In the coming campaign, the New Progressive Party will try to associate Hernández Colón with Calderón. Lauded by Popular Democrats for her anti-corruption crusade and her Special Communities anti-poverty campaign, she is blamed by the New Progressives for the island's economic woes and for strained relations with the mainland over the Navy practice bombing on Vieques.
In a poll published last month, the newspaper El Nuevo Día asked respondents to name Calderón's greatest achievement in office. The leading answer was "none." She will be the first governor not to seek a second term.
New Progressive Senate Minority Leader Kenneth McClintock said Hernández Mayoral needs to distance himself from Calderón.

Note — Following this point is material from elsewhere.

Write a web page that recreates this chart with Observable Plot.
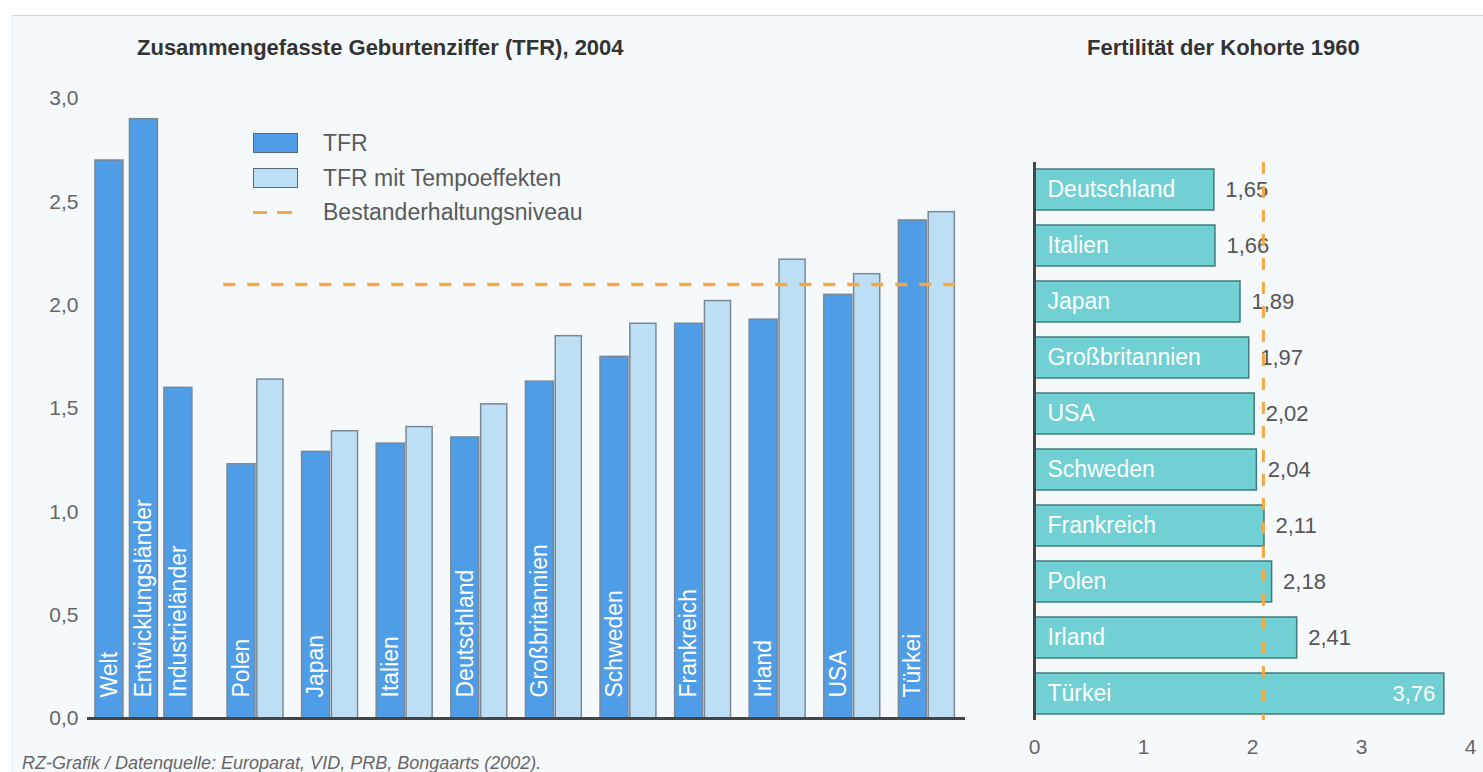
<!DOCTYPE html>
<html>
<head>
<meta charset="utf-8">
<script src="https://cdn.jsdelivr.net/npm/d3@7"></script>
<script src="https://cdn.jsdelivr.net/npm/@observablehq/plot@0.6"></script>
<style>
  html, body { margin: 0; padding: 0; background: #ffffff; }
  body { width: 1483px; height: 772px; overflow: hidden; font-family: "Liberation Sans", Arial, sans-serif; }
  #stage { position: relative; width: 1483px; height: 772px; }
  #panel { position: absolute; left: 12px; top: 15px; width: 1471px; height: 757px; background: #f6f9fc;
           border-top: 1px solid #cfd4d9; border-left: 1px solid #e2e8ee; }
  .abs { position: absolute; }
  .title { font-weight: bold; font-size: 22px; line-height: 22px; color: #333; white-space: nowrap; }
  .legtext { font-size: 23px; line-height: 24px; color: #5a5a5a; white-space: nowrap; }
  .caption { font-style: italic; font-size: 18px; line-height: 20px; color: #666; white-space: nowrap; }
  #left, #right { position: absolute; top: 0; }
  #left { left: 0; }
  #right { left: 990px; }
</style>
</head>
<body>
<div id="stage">
  <div id="panel"></div>
  <div id="left"></div>
  <div id="right"></div>
</div>
<script>
// ---------- Data ----------
const aggNames = ["Welt", "Entwicklungsländer", "Industrieländer"];
const aggTFR = [2.70, 2.90, 1.60];

const countries = ["Polen", "Japan", "Italien", "Deutschland", "Großbritannien", "Schweden", "Frankreich", "Irland", "USA", "Türkei"];
const tfr =       [1.23, 1.29, 1.33, 1.36, 1.63, 1.75, 1.91, 1.93, 2.05, 2.41];
const tfrTempo =  [1.64, 1.39, 1.41, 1.52, 1.85, 1.91, 2.02, 2.22, 2.15, 2.45];
const replacementLevel = 2.1;
const yTicks = [0, 0.5, 1, 1.5, 2, 2.5, 3];

const cohortCountries = ["Deutschland", "Italien", "Japan", "Großbritannien", "USA", "Schweden", "Frankreich", "Polen", "Irland", "Türkei"];
const cohortValues =    [1.65, 1.66, 1.89, 1.97, 2.02, 2.04, 2.11, 2.18, 2.41, 3.76];
const xTicks = [0, 1, 2, 3, 4];

const seriesNames = ["TFR", "TFR mit Tempoeffekten"];
const legendReplacement = "Bestanderhaltungsniveau";
const leftTitle = "Zusammengefasste Geburtenziffer (TFR), 2004";
const rightTitle = "Fertilität der Kohorte 1960";
const captionText = "RZ-Grafik / Datenquelle: Europarat, VID, PRB, Bongaarts (2002).";

// ---------- Styles ----------
const DARK = "#4f9de6", LIGHT = "#bcdff6", BAR_STROKE = "#7a8896";
const TEAL = "#70d0d4", TEAL_STROKE = "#3f7b7e";
const ORANGE = "#f2a944";
const FONT = "Liberation Sans, Arial, sans-serif";
const comma = (d, n) => d.toFixed(n).replace(".", ",");

// Layout in group units (one unit = one country group)
const AGG_START = -1.77, AGG_STEP = 0.462, AGG_W = 0.375;
const DARK_W = 0.375, LIGHT_OFF = 0.40, LIGHT_W = 0.35;

const bars = [];
aggNames.forEach((name, k) => {
  const x1 = AGG_START + k * AGG_STEP;
  bars.push({name, series: seriesNames[0], value: aggTFR[k], x1, x2: x1 + AGG_W, label: true});
});
countries.forEach((name, i) => {
  bars.push({name, series: seriesNames[0], value: tfr[i], x1: i, x2: i + DARK_W, label: true});
  bars.push({name, series: seriesNames[1], value: tfrTempo[i], x1: i + LIGHT_OFF, x2: i + LIGHT_OFF + LIGHT_W, label: false});
});

const left = Plot.plot({
  width: 1000, height: 772,
  marginTop: 98, marginBottom: 54, marginLeft: 87, marginRight: 35,
  style: {background: "transparent", fontFamily: FONT, overflow: "visible"},
  x: {domain: [-1.877, 9.893], axis: null},
  y: {domain: [0, 3]},
  color: {domain: seriesNames, range: [DARK, LIGHT]},
  marks: [
    Plot.rectY(bars, {x1: "x1", x2: "x2", y: "value", fill: "series", stroke: BAR_STROKE, strokeWidth: 1.5}),
    Plot.ruleY([replacementLevel], {x1: -0.05, x2: 9.893, stroke: ORANGE, strokeWidth: 3.5, strokeDasharray: "12,12"}),
    Plot.ruleY([0], {stroke: "#454545", strokeWidth: 3}),
    Plot.text(bars.filter(d => d.label), {
      x: d => (d.x1 + d.x2) / 2, y: 0, text: "name", rotate: -90, textAnchor: "start",
      dy: -21, fill: "white", fontSize: 23
    }),
    Plot.axisY(yTicks, {tickSize: 0, tickPadding: 9, fontSize: 21, fill: "#666",
      tickFormat: d => comma(d, 1), label: null})
  ]
});
document.getElementById("left").appendChild(left);

const cohort = cohortCountries.map((name, i) => ({name, value: cohortValues[i]}));

const right = Plot.plot({
  width: 493, height: 772,
  marginTop: 162, marginBottom: 52, marginLeft: 44, marginRight: 13,
  style: {background: "transparent", fontFamily: FONT, overflow: "visible"},
  x: {domain: [0, 4]},
  y: {domain: cohortCountries, paddingInner: 0.27, paddingOuter: 0.08, axis: null},
  marks: [
    Plot.barX(cohort, {x: "value", y: "name", fill: TEAL, stroke: TEAL_STROKE, strokeWidth: 1.5}),
    Plot.text(cohort, {x: 0, y: "name", text: "name", textAnchor: "start", dx: 13, fill: "white", fontSize: 23}),
    Plot.text(cohort.filter(d => d.value < 3), {x: "value", y: "name", text: d => comma(d.value, 2),
      textAnchor: "start", dx: 11, fill: "#555", fontSize: 22}),
    Plot.text(cohort.filter(d => d.value >= 3), {x: "value", y: "name", text: d => comma(d.value, 2),
      textAnchor: "end", dx: -9, fill: "white", fontSize: 22}),
    Plot.ruleX([replacementLevel], {stroke: ORANGE, strokeWidth: 3, strokeDasharray: "12,12"}),
    Plot.ruleX([0], {stroke: "#454545", strokeWidth: 3}),
    Plot.axisX(xTicks, {tickSize: 0, tickPadding: 19, fontSize: 21, fill: "#666", tickFormat: d => String(d), label: null})
  ]
});
document.getElementById("right").appendChild(right);

// ---------- Titles, legend, caption ----------
const stage = document.getElementById("stage");
function addDiv(cls, text, css) {
  const el = document.createElement("div");
  el.className = "abs " + cls;
  if (text != null) el.textContent = text;
  Object.assign(el.style, css);
  stage.appendChild(el);
  return el;
}
addDiv("title", leftTitle, {left: "137px", top: "37px"});
addDiv("title", rightTitle, {left: "1087px", top: "37px"});

// legend
addDiv("", null, {left: "253px", top: "133px", width: "43px", height: "18px", background: DARK, border: "1.5px solid #55697a"});
addDiv("legtext", seriesNames[0], {left: "323px", top: "131px"});
addDiv("", null, {left: "253px", top: "168px", width: "43px", height: "18px", background: LIGHT, border: "1.5px solid #55697a"});
addDiv("legtext", seriesNames[1], {left: "323px", top: "166px"});
addDiv("", null, {left: "253px", top: "211px", width: "14px", height: "3px", background: ORANGE});
addDiv("", null, {left: "277px", top: "211px", width: "15px", height: "3px", background: ORANGE});
addDiv("legtext", legendReplacement, {left: "323px", top: "200px"});

addDiv("caption", captionText, {left: "22px", top: "753px"});
</script>
</body>
</html>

"In politics, as an alcoholism or drug addiction, you have to admit what the problem is in order to have credibility," McClintock says. "In Puerto Rico, the problem has a name and a surname: Sila Calderón.
He "has not made really any statements criticizing anything the governor has done, leaving the impression that he has supported everything. You can't have gone down the road of Puerto Rico of the last three years and seen all the accidents at the edge of road, and then at the end say you're the Good Samaritan. He's too late."

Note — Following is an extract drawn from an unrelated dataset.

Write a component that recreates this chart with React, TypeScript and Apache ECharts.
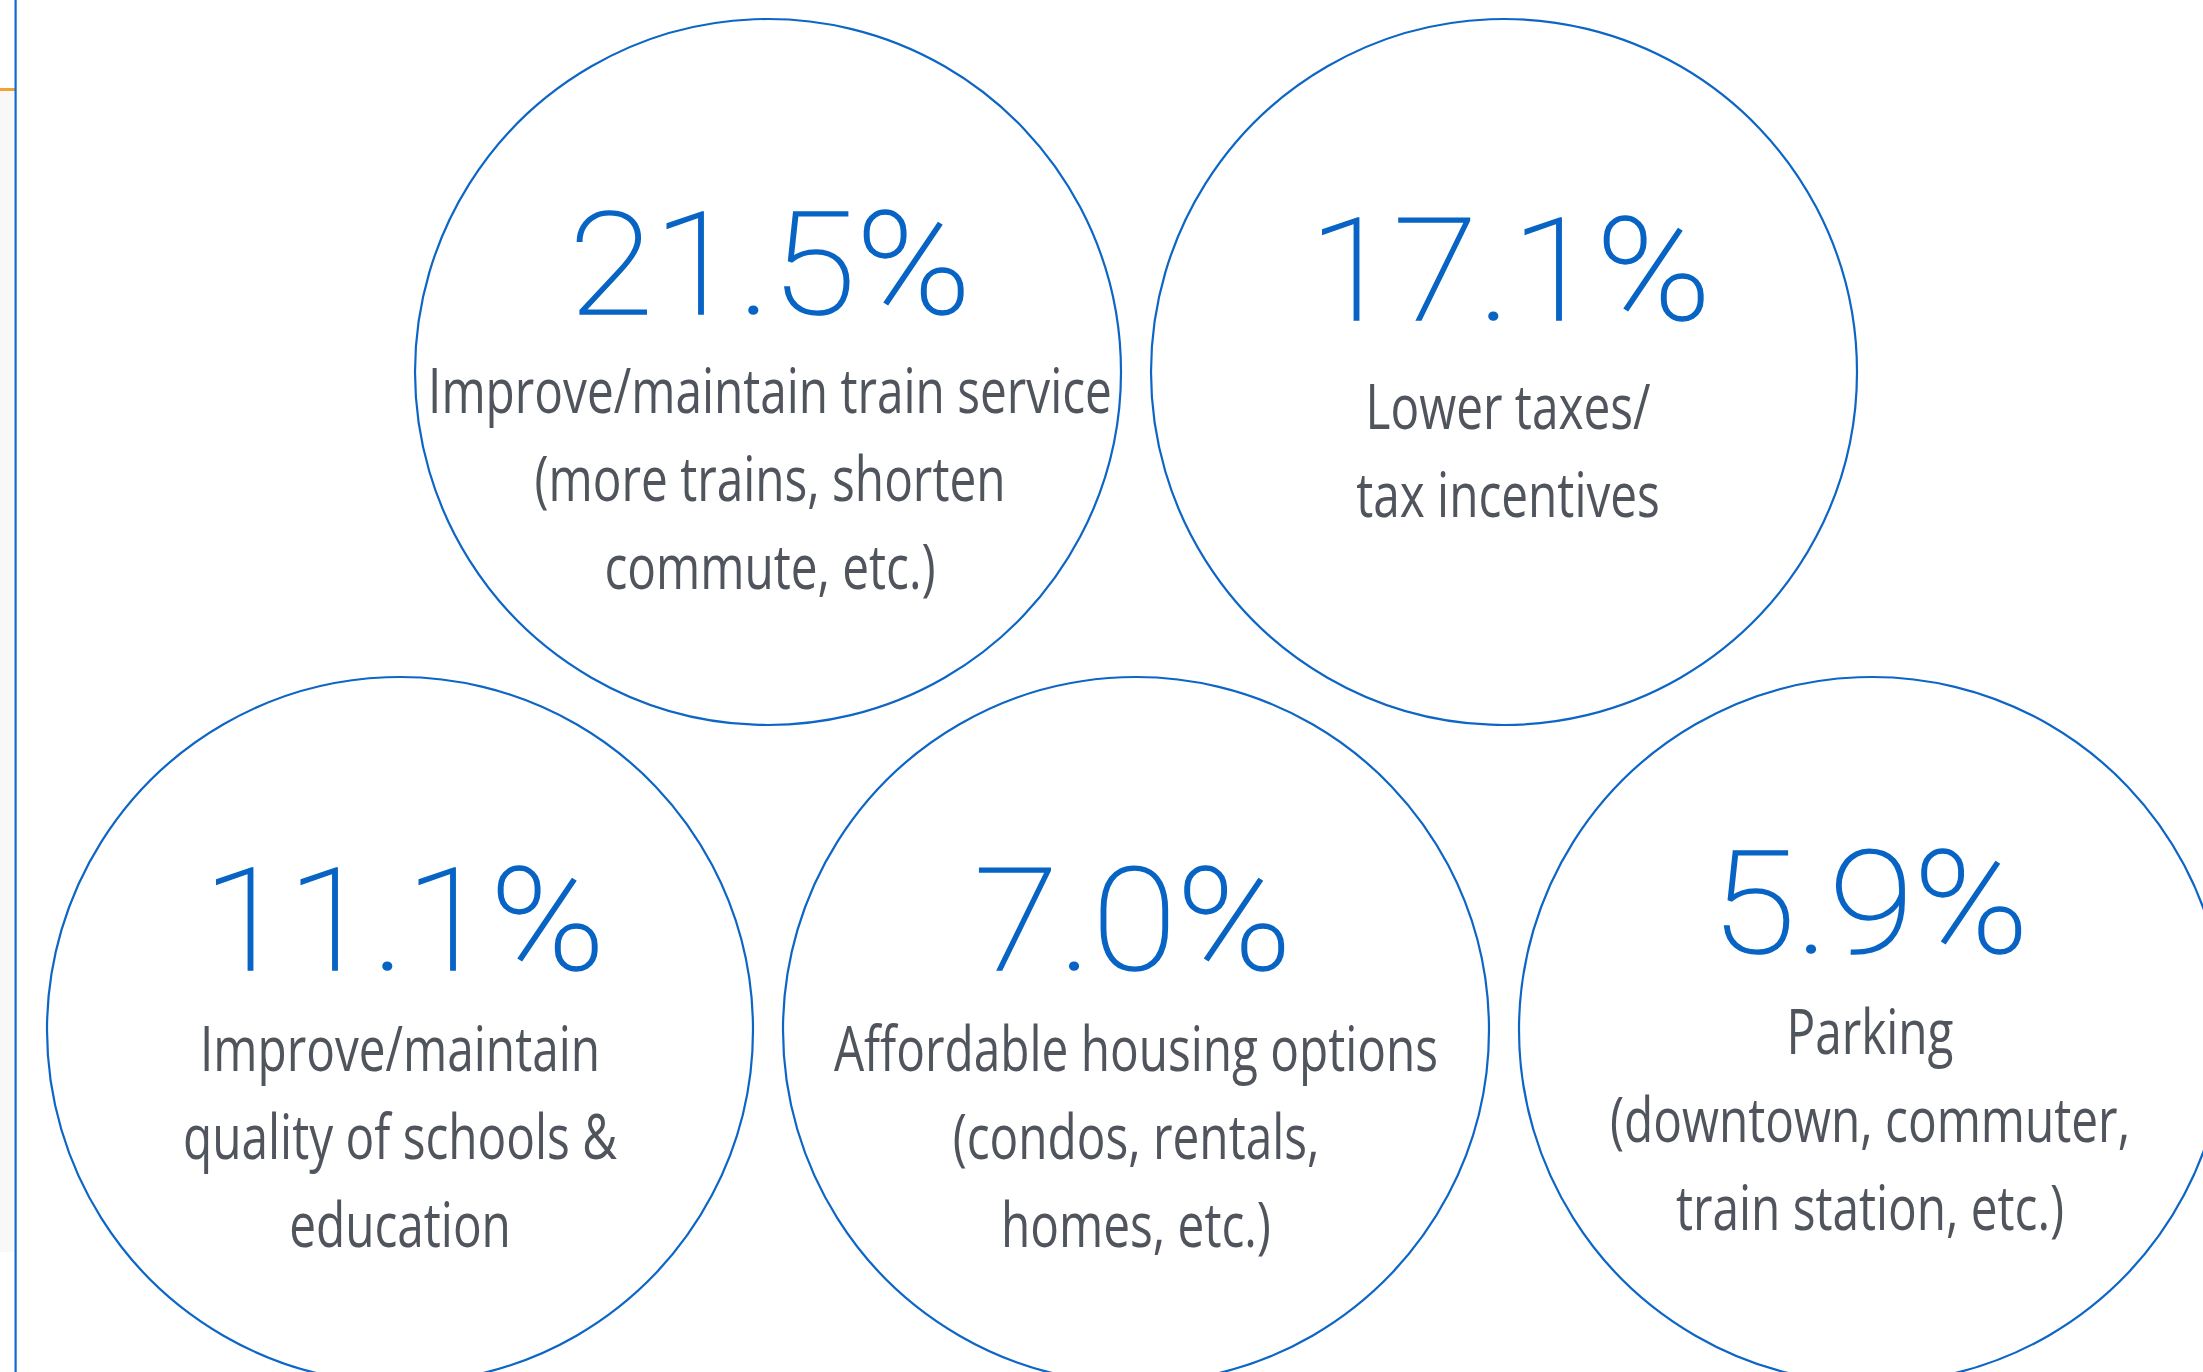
import React, { useEffect, useRef } from "react";
import * as echarts from "echarts";

// ---- data ----
const categories = [
  "Improve/maintain train service\n(more trains, shorten\ncommute, etc.)",
  "Lower taxes/\ntax incentives",
  "Improve/maintain\nquality of schools &\neducation",
  "Affordable housing options\n(condos, rentals,\nhomes, etc.)",
  "Parking\n(downtown, commuter,\ntrain station, etc.)",
];
const shares = [21.5, 17.1, 11.1, 7.0, 5.9];

// ---- layout (slot positions in a hex-like arrangement) ----
const slotCol = [1, 3, 0, 2, 4];
const slotRow = [0, 0, 1, 1, 1];
const pctBaseline = [-58, -52, -60, -60, -77];
const labelGap = [99, 109, 101, 101, 101];
const textDx = [2, 4, 0, 0, -2];
const pctDx = [2, 6, 4, -3, -2];

const R = 353;
const PCT_SIZE = 142;
const PCT_STRETCH = 1.09;
const LBL_SIZE = 62;
const LINE_H = 88;
const CONDENSE = 0.77;
const BLUE = "#0864c4";
const STROKE = "#0d66c6";
const GRAY = "#50545c";

export default function App() {
  const ref = useRef<HTMLDivElement>(null);
  useEffect(() => {
    document.body.style.margin = "0";
    const chart = echarts.init(ref.current!, undefined, { renderer: "svg" });
    const data = shares.map((v, i) => [slotCol[i], slotRow[i], v, i]);
    chart.setOption({
      animation: false,
      backgroundColor: "#ffffff",
      grid: { left: 32, right: 331, top: 372, bottom: 342 },
      xAxis: { type: "value", min: -1, max: 4, show: false },
      yAxis: { type: "value", min: 0, max: 1, inverse: true, show: false },
      graphic: [
        { type: "rect", shape: { x: 0, y: 90, width: 14, height: 1162 }, style: { fill: "#f8f8f8" } },
        { type: "rect", shape: { x: 0, y: 88, width: 15, height: 3 }, style: { fill: "#f6a033" } },
        { type: "rect", shape: { x: 14.5, y: 0, width: 2.2, height: 1372 }, style: { fill: "#0b6bd0" } },
      ],
      series: [
        {
          type: "custom",
          silent: true,
          clip: false,
          data,
          encode: { x: 0, y: 1 },
          renderItem: (params: any, api: any) => {
            const i = api.value(3) as number;
            const v = api.value(2) as number;
            const [cx, cy] = api.coord([api.value(0), api.value(1)]);
            const lines = categories[i].split("\n");
            const tx = cx + textDx[i];
            const children: any[] = [
              {
                type: "circle",
                shape: { cx, cy, r: R },
                style: { fill: "#ffffff", stroke: STROKE, lineWidth: 2.2 },
              },
              {
                type: "text",
                x: cx + pctDx[i],
                y: cy + pctBaseline[i] - 0.34 * PCT_SIZE,
                scaleX: PCT_STRETCH,
                style: {
                  x: 0,
                  y: 0,
                  text: v.toFixed(1) + "%",
                  fill: BLUE,
                  stroke: BLUE,
                  lineWidth: 1.6,
                  fontFamily: "Roboto, 'Liberation Sans', sans-serif",
                  fontWeight: 100,
                  fontSize: PCT_SIZE,
                  align: "center",
                  verticalAlign: "middle",
                },
              },
            ];
            lines.forEach((ln, k) => {
              children.push({
                type: "text",
                x: tx,
                y: cy + pctBaseline[i] + labelGap[i] + k * LINE_H - 0.39 * LBL_SIZE,
                scaleX: CONDENSE,
                style: {
                  x: 0,
                  y: 0,
                  text: ln,
                  fill: GRAY,
                  fontFamily: "'Open Sans', 'Noto Sans', sans-serif",
                  fontSize: LBL_SIZE,
                  align: "center",
                  verticalAlign: "middle",
                },
              });
            });
            return { type: "group", children };
          },
        },
      ],
    });
    return () => chart.dispose();
  }, []);
  return <div ref={ref} style={{ width: 2203, height: 1372 }} />;
}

Hernández Mayoral says he does not plan to criticize Calderón.
"I'm not going to do anything to distance myself from anything specific in her administration, except to stress that I'm a different candidate, I have my own ideas and my own plans, and that's what's going to go into the platform," he says. "This is not a continuation of the Calderón administration. But the fact that it's not a continuation is not a criticism of what she has done. I think she has cleaned up the house quite a bit, she has improved finances, and those are good building blocks for me."
Hernández Mayoral was not planning to run for La Fortaleza next year. He was at San Juan's international airport, preparing to take his 12-year-old son to Children's Hospital Boston for what they hoped would be the last procedure, when the governor called last month.
Pablo José, the older of Hernández Mayoral's and Rivera MacMurray's two children, had suffered unexplained abdominal pains since October. The couple had taken Pablo José to specialists in San Juan, New York and Boston.
"I suspected that I would run for office at one point or another," Hernández Mayoral says. "In my ideal life plan this would have occurred later in life. But one does not always control all the events.
"When [Calderón] informed me that she wasn't running again, all the internal polls showed that I was the preferred candidate of the populares. That really came at a very difficult moment for me. I do understand that if I am the strongest candidate that the party may have, well, that's a responsibility that one has to assume for the party."
Hernández Mayoral held a press conference this month to describe his son's condition and its potential effect on his campaign. He said the procedure last month to remove his gall bladder did not end the pain. The still-unexplained inflammation is not life-threatening but affects Pablo José's quality of life. This month, the boy returned to Boston to have an extension implanted.
"My priority is the search for a cure for my son," he told reporters. "If this arrives at a point that I understand that this is incompatible with the pursuit of a candidacy for governor . . . I wouldn't have the least doubt in withdrawing."
For now, he says, he is pursuing a return to La Fortaleza, as the first governor born in the commonwealth.
"Puerto Rico has all the conditions to be a much better country than it is," he says. "Someone looking at it from the past might sit down in awe and admire what it is that we have achieved. We see that from the present and we feel that we haven't achieved enough."